What you will do:
With the pictures left out, copy the listing below exactly.
____
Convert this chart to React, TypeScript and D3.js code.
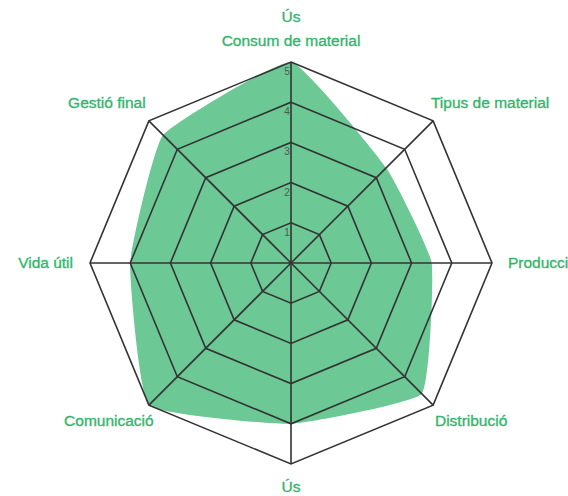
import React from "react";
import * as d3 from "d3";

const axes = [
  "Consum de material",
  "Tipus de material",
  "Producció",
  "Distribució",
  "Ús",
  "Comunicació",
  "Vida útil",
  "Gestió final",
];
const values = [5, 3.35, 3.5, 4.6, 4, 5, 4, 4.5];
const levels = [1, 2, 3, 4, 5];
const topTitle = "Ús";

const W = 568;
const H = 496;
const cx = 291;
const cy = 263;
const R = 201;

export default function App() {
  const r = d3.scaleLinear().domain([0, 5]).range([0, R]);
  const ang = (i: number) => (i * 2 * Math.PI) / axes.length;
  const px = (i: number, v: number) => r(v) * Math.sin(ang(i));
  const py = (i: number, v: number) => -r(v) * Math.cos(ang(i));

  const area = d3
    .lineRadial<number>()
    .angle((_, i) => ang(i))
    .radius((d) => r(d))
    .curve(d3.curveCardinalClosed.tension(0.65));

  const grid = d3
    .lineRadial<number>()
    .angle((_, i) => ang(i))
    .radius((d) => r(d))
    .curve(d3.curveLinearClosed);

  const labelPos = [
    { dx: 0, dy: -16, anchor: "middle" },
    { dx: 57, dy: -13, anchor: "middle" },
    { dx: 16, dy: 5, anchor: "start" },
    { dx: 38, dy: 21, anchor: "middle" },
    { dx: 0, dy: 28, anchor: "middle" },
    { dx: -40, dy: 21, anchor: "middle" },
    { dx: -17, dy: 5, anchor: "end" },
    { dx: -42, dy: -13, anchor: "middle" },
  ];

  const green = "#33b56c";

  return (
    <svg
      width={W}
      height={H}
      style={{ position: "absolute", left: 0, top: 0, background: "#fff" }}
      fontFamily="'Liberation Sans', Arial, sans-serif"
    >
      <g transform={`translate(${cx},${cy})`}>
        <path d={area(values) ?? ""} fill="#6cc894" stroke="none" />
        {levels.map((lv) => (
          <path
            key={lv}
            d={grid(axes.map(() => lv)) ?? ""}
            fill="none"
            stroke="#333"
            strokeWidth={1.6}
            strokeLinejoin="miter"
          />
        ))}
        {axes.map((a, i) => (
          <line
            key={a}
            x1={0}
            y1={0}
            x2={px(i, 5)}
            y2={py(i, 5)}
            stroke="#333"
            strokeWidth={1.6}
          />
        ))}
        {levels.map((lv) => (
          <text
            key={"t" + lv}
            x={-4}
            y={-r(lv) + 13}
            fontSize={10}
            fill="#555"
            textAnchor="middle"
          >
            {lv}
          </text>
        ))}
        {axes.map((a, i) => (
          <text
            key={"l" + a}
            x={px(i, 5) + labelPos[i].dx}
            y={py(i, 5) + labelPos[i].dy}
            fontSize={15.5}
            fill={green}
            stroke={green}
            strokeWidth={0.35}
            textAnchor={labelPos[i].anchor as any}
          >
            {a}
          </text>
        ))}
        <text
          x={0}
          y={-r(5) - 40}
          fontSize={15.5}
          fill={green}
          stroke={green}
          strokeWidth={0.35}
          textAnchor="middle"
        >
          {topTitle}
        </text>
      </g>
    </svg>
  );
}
____
Result of the exercise:
Convert this chart to React, TypeScript and D3.js code.
import React from "react";
import * as d3 from "d3";

const axes = [
  "Consum de material",
  "Tipus de material",
  "Producció",
  "Distribució",
  "Ús",
  "Comunicació",
  "Vida útil",
  "Gestió final",
];
const values = [5, 3.35, 3.5, 4.6, 4, 5, 4, 4.5];
const levels = [1, 2, 3, 4, 5];
const topTitle = "Ús";

const W = 568;
const H = 496;
const cx = 291;
const cy = 263;
const R = 201;

export default function App() {
  const r = d3.scaleLinear().domain([0, 5]).range([0, R]);
  const ang = (i: number) => (i * 2 * Math.PI) / axes.length;
  const px = (i: number, v: number) => r(v) * Math.sin(ang(i));
  const py = (i: number, v: number) => -r(v) * Math.cos(ang(i));

  const area = d3
    .lineRadial<number>()
    .angle((_, i) => ang(i))
    .radius((d) => r(d))
    .curve(d3.curveCardinalClosed.tension(0.65));

  const grid = d3
    .lineRadial<number>()
    .angle((_, i) => ang(i))
    .radius((d) => r(d))
    .curve(d3.curveLinearClosed);

  const labelPos = [
    { dx: 0, dy: -16, anchor: "middle" },
    { dx: 57, dy: -13, anchor: "middle" },
    { dx: 16, dy: 5, anchor: "start" },
    { dx: 38, dy: 21, anchor: "middle" },
    { dx: 0, dy: 28, anchor: "middle" },
    { dx: -40, dy: 21, anchor: "middle" },
    { dx: -17, dy: 5, anchor: "end" },
    { dx: -42, dy: -13, anchor: "middle" },
  ];

  const green = "#33b56c";

  return (
    <svg
      width={W}
      height={H}
      style={{ position: "absolute", left: 0, top: 0, background: "#fff" }}
      fontFamily="'Liberation Sans', Arial, sans-serif"
    >
      <g transform={`translate(${cx},${cy})`}>
        <path d={area(values) ?? ""} fill="#6cc894" stroke="none" />
        {levels.map((lv) => (
          <path
            key={lv}
            d={grid(axes.map(() => lv)) ?? ""}
            fill="none"
            stroke="#333"
            strokeWidth={1.6}
            strokeLinejoin="miter"
          />
        ))}
        {axes.map((a, i) => (
          <line
            key={a}
            x1={0}
            y1={0}
            x2={px(i, 5)}
            y2={py(i, 5)}
            stroke="#333"
            strokeWidth={1.6}
          />
        ))}
        {levels.map((lv) => (
          <text
            key={"t" + lv}
            x={-4}
            y={-r(lv) + 13}
            fontSize={10}
            fill="#555"
            textAnchor="middle"
          >
            {lv}
          </text>
        ))}
        {axes.map((a, i) => (
          <text
            key={"l" + a}
            x={px(i, 5) + labelPos[i].dx}
            y={py(i, 5) + labelPos[i].dy}
            fontSize={15.5}
            fill={green}
            stroke={green}
            strokeWidth={0.35}
            textAnchor={labelPos[i].anchor as any}
          >
            {a}
          </text>
        ))}
        <text
          x={0}
          y={-r(5) - 40}
          fontSize={15.5}
          fill={green}
          stroke={green}
          strokeWidth={0.35}
          textAnchor="middle"
        >
          {topTitle}
        </text>
      </g>
    </svg>
  );
}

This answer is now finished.